Here is why I think it is SHOULD ( I have already pointed out the
reasons, but will try to more explicit this time.)

- I believe by making it a SHOULD it already lets people chose. Many
implementations have ignored the recommendations tagged as SHOULD and
some of them "knobbed" it for the "good reasons" of their own.
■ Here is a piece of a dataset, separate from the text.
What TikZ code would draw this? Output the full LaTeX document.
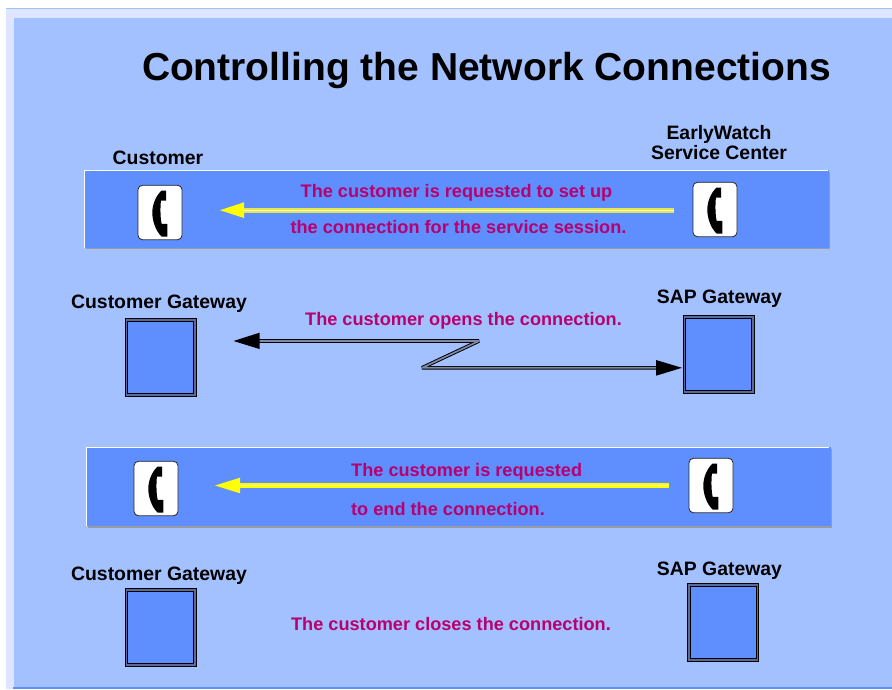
\documentclass[tikz,border=0pt]{standalone}
\usepackage{fontspec}
\setmainfont{Liberation Sans}
\usetikzlibrary{calc}
\definecolor{bgblue}{HTML}{A3C1FF}
\definecolor{paleblue}{HTML}{DDE5FF}
\definecolor{bandblue}{HTML}{5F8EFF}
\definecolor{magtext}{HTML}{B8006E}
\definecolor{tipyellow}{HTML}{FFFF00}
\definecolor{paleshaft}{HTML}{E4E850}
\definecolor{shadowgray}{HTML}{9A9AA6}
\definecolor{gaterim}{HTML}{5A6A9A}
\definecolor{shaftgray}{HTML}{7F88A4}
\tikzset{
  x=1pt,y=-1pt,
  title/.style={font=\bfseries\fontsize{39}{44}\selectfont,anchor=center,inner sep=0pt},
  heading/.style={font=\bfseries\fontsize{19.4}{20}\selectfont,align=center,inner sep=0pt},
  message/.style={font=\bfseries\fontsize{18.15}{20}\selectfont,text=magtext,inner sep=0pt},
  gateouter/.style={draw=black,fill=gaterim,line width=0.8pt,minimum width=71pt,minimum height=78pt,inner sep=0pt},
  gateinner/.style={draw=black,fill=bandblue,line width=0.8pt,minimum width=66pt,minimum height=72pt,inner sep=0pt},
  phonebox/.style={draw=black!85,fill=white,rounded corners=4.5pt,line width=0.8pt,inner sep=0pt,minimum width=44pt,minimum height=54.5pt},
  bandshadow/.style={fill=shadowgray},
  bandfill/.style={fill=bandblue},
  bandedge/.style={draw=white,line width=1pt},
  yellowshaft/.style={draw=tipyellow,line width=4.4pt},
  yellowcore/.style={draw=white!50!tipyellow,line width=1pt},
  paleyellowshaft/.style={draw=paleshaft,line width=4.2pt},
  paleyellowcore/.style={draw=white!75!tipyellow,line width=1.2pt},
  arrowhead/.style={fill=tipyellow},
  blackhead/.style={fill=black},
  zigouter/.style={draw=black,line width=3.6pt,line join=bevel},
  ziginner/.style={draw=shaftgray,line width=1.7pt,line join=bevel},
}
\newcommand{\gateway}[3]{%
  \node[gateouter] (#1) at (#2,#3) {};
  \node[gateinner] (#1i) at (#2,#3) {};
}
\newcommand{\phone}[3]{%
  \node[phonebox] (#1) at (#2,#3) {};
  \fill[black] ($(#1)+(1.7,-22)$) .. controls ($(#1)+(-4,-17)$) and ($(#1)+(-7.7,-8)$) .. ($(#1)+(-7.7,0)$)
     .. controls ($(#1)+(-7.7,9)$) and ($(#1)+(-4,19)$) .. ($(#1)+(1.7,24)$) -- ($(#1)+(7.3,24)$) -- ($(#1)+(7.3,11.3)$) -- ($(#1)+(1.7,11.3)$)
     .. controls ($(#1)+(0.2,6)$) and ($(#1)+(0.2,-7)$) .. ($(#1)+(1,-12)$) -- ($(#1)+(6,-12)$) -- ($(#1)+(6,-22)$) -- cycle;
}
\begin{document}
\begin{tikzpicture}
\useasboundingbox (0,0) rectangle (892,689);
\fill[white] (0,0) rectangle (892,689);
\fill[paleblue] (6,9) rectangle (892,689);
\fill[bgblue] (14,18) rectangle (892,689);
\fill[bgblue] (6,8) rectangle (892,9);
\fill[bandblue] (13,687.3) rectangle (892,689);

\node[title] (t) at (486.5,70.5) {Controlling the Network Connections};

\node[heading] (c1) at (158,158) {Customer};
\node[heading] (e1) at (719,143) {EarlyWatch\\Service Center};
\node[heading] (g1) at (159,304) {Customer Gateway};
\node[heading] (s1) at (719.5,299) {SAP Gateway};
\node[heading] (g2) at (159,576) {Customer Gateway};
\node[heading] (s2) at (719.5,571) {SAP Gateway};

% band 1
\fill[bandshadow] (86,172) rectangle (830,249.2);
\fill[bandfill] (85,170) rectangle (829,248.2);
\draw[bandedge] (84.8,248.2) -- (84.8,170.4) -- (828,170.4);
% band 2
\fill[bandshadow] (88,449) rectangle (832,527.6);
\fill[bandfill] (86.5,447) rectangle (830.5,526);
\draw[bandedge] (86.8,525.5) -- (86.8,447.4) -- (829,447.4);

\phone{p1}{160}{212.5}
\phone{p2}{715}{209.5}
\phone{p3}{156}{488.5}
\phone{p4}{711}{485.5}

\coordinate (a1s) at (674,210.5);
\coordinate (a1e) at (243,210.5);
\draw[paleyellowshaft] (a1s) -- (a1e);
\draw[paleyellowcore] (a1s) -- (a1e);
\fill[arrowhead] (220,210.2) -- (244,202.3) -- (244,218) -- cycle;

\coordinate (a2s) at (669,485.5);
\coordinate (a2e) at (239,485.5);
\draw[yellowshaft] (a2s) -- (a2e);
\draw[yellowcore] (a2s) -- (a2e);
\fill[arrowhead] (215,485.5) -- (240,477.7) -- (240,493.3) -- cycle;

\node[message] (m1) at (456.5,193) {The customer is requested to set up};
\node[message] (m2) at (458.5,227) {the connection for the service session.};
\node[message] (m3) at (463.5,321) {The customer opens the connection.};
\node[message,anchor=west] (m4) at (351,472) {The customer is requested};
\node[message,anchor=west] (m5) at (351,509) {to end the connection.};
\node[message] (m6) at (451,624) {The customer closes the connection.};

\gateway{b1}{160.7}{357.8}
\gateway{b2}{718.5}{354.3}
\gateway{b3}{160.7}{627.7}
\gateway{b4}{723}{622.7}

\coordinate (z0) at (258,341);
\coordinate (z1) at (479,341);
\coordinate (z2) at (422,367.8);
\coordinate (z3) at (657,367.8);
\draw[zigouter] (z0) -- (z1) -- (z2) -- (z3);
\draw[ziginner] (z0) -- (z1) -- (z2) -- (z3);
\fill[blackhead] (233.5,341) -- (259.5,332.7) -- (259.5,349) -- cycle;
\fill[blackhead] (682,367.8) -- (656,360) -- (656,375.7) -- cycle;
\end{tikzpicture}
\end{document}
- Like someone pointed out MAY is a weak statement, it could also imply
"MAY not". Why should it be a MAY when we know that the pros of the
soultion outweigh the cons?

- to me these recommendations are good to have, so it falls under SHOULD
since the internet has changed a lot from being what it was 20 years ago
and I believe protocol robustness and quality are good to have and esp.
for a pervasive protocol like TCP. To me "good to have" is a SHOULD. I
agree it is not "MUST have".

> 
> I.e., you MAY deploy it if you want the mitigations.
> 
> There's no MUST in that logic, any more than 'you MUST deploy 
> IPsec/BTNS/TCP-MD5++'.

I am assuming it is a conditional MUST like "if you need security then
use TCP MD5", correct? Is "conditional MUST = SHOULD" ?

> 
> I think we're all agreeing that "let the user decide" is appropriate.
> What we disagree upon appears to be what that implies. 

Yes I think we are all focussed on the RFC language to be used here.